At 6:10 p.m., July 10, 2006, Anonymous Anonymous said...

There are just countless factors we have to weigh up when it comes to doing IVF, luckily in Australia it's very affordable (hey come here!)- but wouldn't it be lovely just to maybe 'have sex' and wonder if this was the month! Perish the thought!

 
At 7:23 p.m., July 10, 2006, Blogger Pixxiee said...

Who knows when anyone's giving up point is? For me, it has to be this cycle, for you, maybe another IVF cycle (ooh and twin girls???). We all have our limit, whether it is emotional or financial or closure related. When the time is right you'll find your limit and hopefully you will feel comfy about it. Till then, hugs!

 
At 7:13 a.m., July 11, 2006, Blogger Serenity said...

Be gentle with yourself, soralis. I am so sorry you are in so much pain. And I truly hope you find answers (and peace) soon.

Hugs.

 
At 7:40 a.m., July 11, 2006, Blogger MoMo said...

Soralis--I am so sorry you are going through this. Wanting more children is okay--don't be so hard on yourself. Hang in there and just know that we are all here for you.

 
At 8:27 a.m., July 11, 2006, Blogger Angie said...

I am so sorry that you have to go through this. I don't know why any of us are here. I often wonder what I did that was so horrible to deserve such an awful sentence. You have done nothing! I am thinking of you!

 
At 10:02 a.m., July 11, 2006, Blogger Fertility Faux Pas said...

I'm pregnant after IVF now and already worrying that this will be our only child. I guess it is just hard to accept that what works so easily for others doesn't come easily for us. The unfairness of it all can be so heartbreaking.

 
At 1:54 p.m., July 11, 2006, Blogger GLouise said...

You are not alone!

And you are clearly a great mom, and so it is natural to want more. And any children you have in addition to your boys will be very very lucky.

 
At 6:10 p.m., July 11, 2006, Blogger Mary Ellen and Steve said...

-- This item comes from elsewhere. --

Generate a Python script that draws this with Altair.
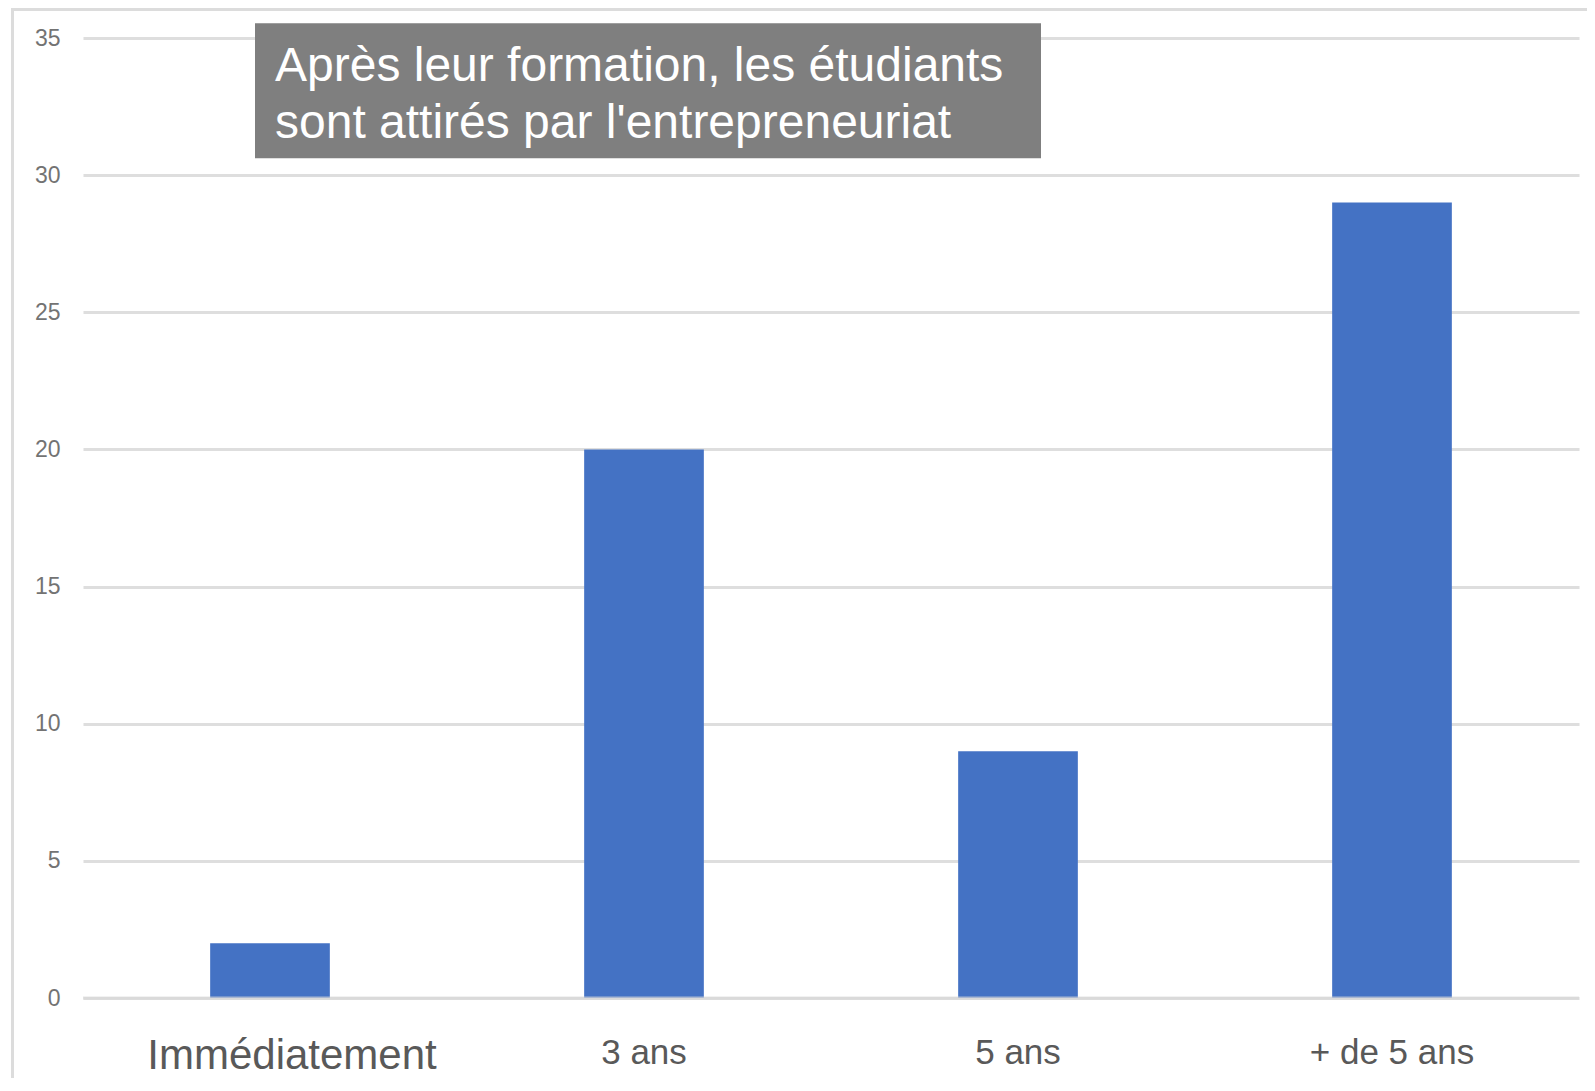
import altair as alt
import pandas as pd

# ---- data ----
categories = ["Immédiatement", "3 ans", "5 ans", "+ de 5 ans"]
values = [2, 20, 9, 29]
y_ticks = [0, 5, 10, 15, 20, 25, 30, 35]
title_lines = ["Après leur formation, les étudiants", "sont attirés par l'entrepreneuriat"]

df = pd.DataFrame({"cat": categories, "val": values})
one = pd.DataFrame({"k": [0]})
zero = pd.DataFrame({"v": [0]})

is_first = "datum.value === 'Immédiatement'"

x_enc = alt.X(
    "cat:N",
    sort=categories,
    scale=alt.Scale(paddingInner=0.68, paddingOuter=0.34),
    axis=alt.Axis(
        title=None,
        labelAngle=0,
        domain=False,
        ticks=False,
        grid=False,
        labelLimit=1000,
        labelFont="Liberation Sans",
        labelFontSize={"condition": {"test": is_first, "value": 42}, "value": 35},
        labelOffset={"condition": {"test": is_first, "value": 22}, "value": 0},
        labelColor="#595959",
        labelPadding=37,
    ),
)

y_axis = alt.Axis(
    title=None,
    values=y_ticks,
    domain=False,
    ticks=False,
    labelFont="Liberation Sans",
    labelFontSize=23,
    labelColor="#737373",
    labelPadding=23,
    gridColor="#dedede",
    gridWidth=3,
)
y_scale = alt.Scale(domain=[0, 35], nice=False)

bars = alt.Chart(df).mark_bar(color="#4472C4").encode(
    x=x_enc, y=alt.Y("val:Q", scale=y_scale, axis=y_axis)
)

zero_rule = alt.Chart(zero).mark_rule(color="#d9d9d9", opacity=0.68, strokeWidth=3).encode(
    y=alt.Y("v:Q", scale=y_scale, axis=y_axis)
)

box = alt.Chart(one).mark_rect(color="#7f7f7f").encode(
    x=alt.value(172), x2=alt.value(958), y=alt.value(-14.7), y2=alt.value(120.3)
)

title_text = alt.Chart(one).mark_text(
    align="left",
    baseline="alphabetic",
    font="Liberation Sans",
    fontSize=48,
    color="white",
    lineBreak="\n",
    lineHeight=57,
).encode(x=alt.value(192), y=alt.value(43), text=alt.value("\n".join(title_lines)))

frame_left = alt.Chart(one).mark_rule(color="#dcdcdc", strokeWidth=3).encode(
    x=alt.value(-70.5), y=alt.value(-30), y2=alt.value(1100)
)
frame_top = alt.Chart(one).mark_rule(color="#dcdcdc", strokeWidth=3).encode(
    x=alt.value(-72), x2=alt.value(1600), y=alt.value(-28.5)
)

chart = (
    alt.layer(frame_left, frame_top, bars, zero_rule, box, title_text)
    .properties(
        width=1496,
        height=960,
        autosize=alt.AutoSizeParams(type="none"),
        padding={"left": 75, "top": 30, "right": 8, "bottom": 80},
        background="white",
        view=alt.ViewBackground(stroke="transparent", strokeOpacity=0, strokeWidth=0),
    )
    .configure_view(stroke="transparent", strokeOpacity=0, strokeWidth=0)
    .configure(font="Liberation Sans")
)

chart.save("out.html", embed_options={"renderer": "svg", "actions": False})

I am sorry that you are going through this Soralis. You shouldn't feel guilty or bad about wanting more children. It is natural for a mother to want more children. You shouldn't have to feel differently because you are dealing with IF. Please know that I am thinking of you, and I hope that you find some peace and answers soon. Hugs.

 
At 8:04 p.m., July 11, 2006, Blogger Kris said...

All of those unanswerable questions! I'm so sorry about all of your difficult thoughts right now. I wish none of us were here, either.

 
At 8:14 a.m., July 12, 2006, Blogger beagle said...

I am sorry that there is so much pain in all of this, for all of us. It's just not fair.

 
At 8:20 a.m., July 12, 2006, Blogger Susan said...

I hear you too--all the way around.

On top of the normal IF frustrations it must be frustrating to have to deal with an inept nurse.......ARGGHHH.